本文主要介绍zookeeper集群模式的流程,单机版启动流程请参考另一篇博客:Zookeeper单机模式启动流程源码分析
1. org.apache.zookeeper.server.quorum.QuorumPeerMain
此类main方法会调用initializeAndRun方法,该方法中会判断是集群还是单机模式启动,如果是集群模式则会调用runFromConfig方法。
public class QuorumPeerMain {
private static final Logger LOG = LoggerFactory.getLogger(QuorumPeerMain.class);
private static final String USAGE = "Usage: QuorumPeerMain configfile";
protected QuorumPeer quorumPeer;
/**
* To start the replicated server specify the configuration file name on
* the command line.
* @param args path to the configfile
*/
public static void main(String[] args) {
//构建QuorumPeerMain实例
QuorumPeerMain main = new QuorumPeerMain();
try {
//主要逻辑就一个初始化方法
main.initializeAndRun(args);
//省略其他异常判断
} catch (Exception e) {
LOG.error("Unexpected exception, exiting abnormally", e);
System.exit(1);
}
LOG.info("Exiting normally");
System.exit(0);
}
protected void initializeAndRun(String[] args)

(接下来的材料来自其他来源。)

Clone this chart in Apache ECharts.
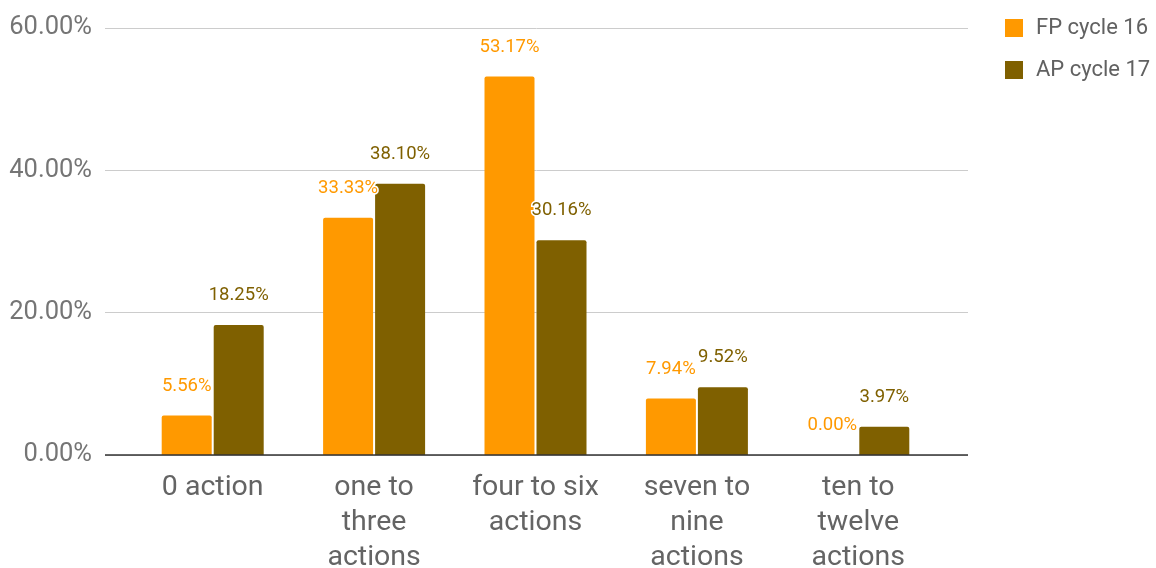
<!DOCTYPE html>
<html>
<head>
<meta charset="utf-8">
<script src="https://cdn.jsdelivr.net/npm/echarts@6/dist/echarts.min.js"></script>
<style>html,body{margin:0;padding:0;background:#fff}#c{width:1156px;height:568px}</style>
</head>
<body>
<div id="c"></div>
<script>
const categories = ['0 action', 'one to\nthree\nactions', 'four to six\nactions', 'seven to\nnine\nactions', 'ten to\ntwelve\nactions'];
const fpCycle16 = [5.56, 33.33, 53.17, 7.94, 0.00];
const apCycle17 = [18.25, 38.10, 30.16, 9.52, 3.97];
const seriesNames = ['FP cycle 16', 'AP cycle 17'];

const chart = echarts.init(document.getElementById('c'));
const font = 'Roboto, "Noto Sans", sans-serif';
function lbl(color) {
  return {
    show: true, position: 'top', distance: 20,
    color: color, fontSize: 18.5, fontFamily: font,
    textBorderColor: '#fff', textBorderWidth: 3,
    formatter: p => p.value.toFixed(2) + '%'
  };
}
chart.setOption({
  animation: false,
  textStyle: { fontFamily: font },
  legend: {
    orient: 'vertical', left: 1000, top: 12,
    itemWidth: 18, itemHeight: 18, itemGap: 20,
    icon: 'rect',
    textStyle: { fontSize: 22, color: '#616161', fontFamily: font, padding: [0, 0, 0, 8] },
    data: seriesNames
  },
  grid: [
    { left: 105, right: 188, top: 28, bottom: 113, outerBoundsMode: 'none' },
    { left: 132, right: 217, top: 28, bottom: 113, outerBoundsMode: 'none' }
  ],
  xAxis: [
    { type: 'category', gridIndex: 0, data: [''], show: false },
    {
      type: 'category', gridIndex: 1, data: categories,
      axisLine: { show: false }, axisTick: { show: false },
      axisLabel: { fontSize: 28.5, color: '#646464', lineHeight: 35, margin: 15, fontFamily: font, interval: 0 }
    }
  ],
  yAxis: [
    {
      type: 'value', gridIndex: 0, min: 0, max: 60, interval: 20,
      axisLine: { show: false }, axisTick: { show: false },
      splitLine: { lineStyle: { color: '#cccccc', width: 1 } },
      axisLabel: { fontSize: 25.5, color: '#757575', margin: 13, fontFamily: font, formatter: v => v.toFixed(2) + '%' }
    },
    { type: 'value', gridIndex: 1, min: 0, max: 60, interval: 20, show: false }
  ],
  series: [
    {
      name: seriesNames[0], type: 'bar', xAxisIndex: 1, yAxisIndex: 1,
      data: fpCycle16, barWidth: 50, barGap: '4%',
      itemStyle: { color: '#ff9900', borderRadius: [2, 2, 0, 0] },
      label: lbl('#ff9900')
    },
    {
      name: seriesNames[1], type: 'bar', xAxisIndex: 1, yAxisIndex: 1,
      data: apCycle17, barWidth: 50, barGap: '4%',
      itemStyle: { color: '#7f6000', borderRadius: [2, 2, 0, 0] },
      label: lbl('#7f6000')
    },
    {
      type: 'line', xAxisIndex: 0, yAxisIndex: 0, data: [], silent: true,
      markLine: {
        symbol: 'none', silent: true, label: { show: false },
        lineStyle: { color: '#333', width: 1.5, type: 'solid' },
        data: [{ yAxis: 0 }]
      }
    }
  ]
});
</script>
</body>
</html>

throws ConfigException, IOException, AdminServerException
{
//创建配置类实例
QuorumPeerConfig config = new QuorumPeerConfig();
if (args.length == 1) {
//解析配置,见步骤2
config.parse(args[0]);
}
// 创建并启动快照、事务历史文件清理器DatadirCleanupManager
DatadirCleanupManager purgeMgr = new DatadirCleanupManager(config
.getDataDir(), config.getDataLogDir(), config
.getSnapRetainCount(), config.getPurgeInterval());
purgeMgr.start();
//判断是否是集群模式:如果servers集合中的元素个数大于0,则是集群模式,否则是单机模式。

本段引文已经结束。